Mevlânâ’nın isteği üzerine evlendiği Selâhaddîn-i Zerkûb’un kızı Fâtıma Hatun ile evliliğinden Celâleddin Emîr Ârif Çelebi adında bir oğlu, Mutahhara Hatun (Âbide) ve Şeref Hatun (Ârife) adlarında iki kızı dünyaya gelmiştir. Fâtıma Hatun’dan sonra câriyeleri Nusret Hatun ve Sünbüle Hatun ile evlenmiş, Nusret Hatun’dan Çelebi Şemseddin Emîr Âbid, Sünbüle Hatun’dan Çelebi Selâhaddin Emîr Zâhid ve Çelebi Hüsâmeddin Emîr Vâcid doğmuştur. Mevlevîliğin âdâb ve erkânı Sultan Veled döneminde teşekkül etmeye başlamıştır. Nitekim Mevlevî mukabelesinde semâhânenin üç defa devredilmesinden ibaret “devr-i veledî” zikrinin başlatılması ona izâfe edilmektedir. Hüsâmeddin Çelebi zamanında Alemüddin Kayser tarafından yaptırılan Mevlânâ Türbesi’nin tarikatın âsitanesi haline gelmesi için faaliyette bulunmuş, MaǾârif’te övdüğü Sultan II. Gıyâseddin Mesud’un türbeye vakıflar tesis etmesini sağlamıştır.

“Babasının verdiği bilgiden ve velîlikten başka Veled’in ne bilgisi ne de velîliği vardır”; “Veled’e iyi ve kötü ne geldiyse ey kâmil kişi, Hakk’ın celâli ve O’nun altın gibi olan sözünün bağışıdır” diyen Sultan Veled eserlerinde muhteva ve üslûp açısından babası Mevlânâ’yı takip etmiştir. Divanındaki bütün şiirlerinde Mevlânâ’nın edası, ifadesi, istiareleri, kullandığı vezin ve redifler vardır. Diğer eserlerinde çoğu zaman onun sözlerinden aynen iktibaslarda bulunmuştur. Ancak Mevlânâ’ya oranla Sultan Veled’de hikâyeli anlatım oldukça azdır. Bu yönüyle Sultan Veled’in mesnevileri Mevlânâ’nın Meŝnevî’sinden farklılaşır.
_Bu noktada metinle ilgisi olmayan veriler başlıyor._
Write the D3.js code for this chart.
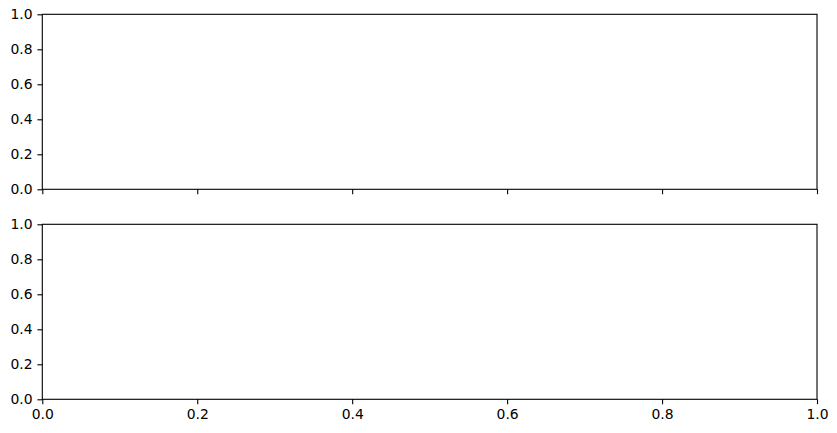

Sultan Veled eserlerinde sade ve akıcı bir Farsça kullanmış, bazan Türkçe şiirler de söylemiştir. Divanında on dört Türkçe gazel bulunmaktadır. Velednâme’nin yetmiş altı, Rebâbnâme’nin 162 beyti Türkçe’dir. Türk edebiyatında Mevlânâ tesiri onunla başlamıştır. Farsça ve Türkçe şiirleri yanında Arapça ve Rumca şiirleri de vardır. Rebâbnâme’nin Türkçe beyitleri J. F. von Hammer-Purgstall, M. Vickerhauser, H. L. Fleischer, F. W. Radloff, F. Bernhauer, C. Salemann, I. Kúnos, J. Tury, Smirnov gibi şarkiyatçılar tarafından incelenmiştir. Türkçe şiirlerini Veled Çelebi tarafından derlenmiş (Dîvân-ı Türkî-i Sultan Veled, tashih Kilisli Rifat, İstanbul 1341), Mecdut Mansuroğlu bu şiirleri dil özellikleri bakımından inceleyerek Sultan Veled’in Türkçe Manzumeleri adıyla yayımlamıştır (İstanbul 1958). Arapça şiirleri Veyis Değirmençay tarafından Türkçe’ye çevrilmiştir (Sultan Veled’in Arapça Şiirleri, Erzurum 1996).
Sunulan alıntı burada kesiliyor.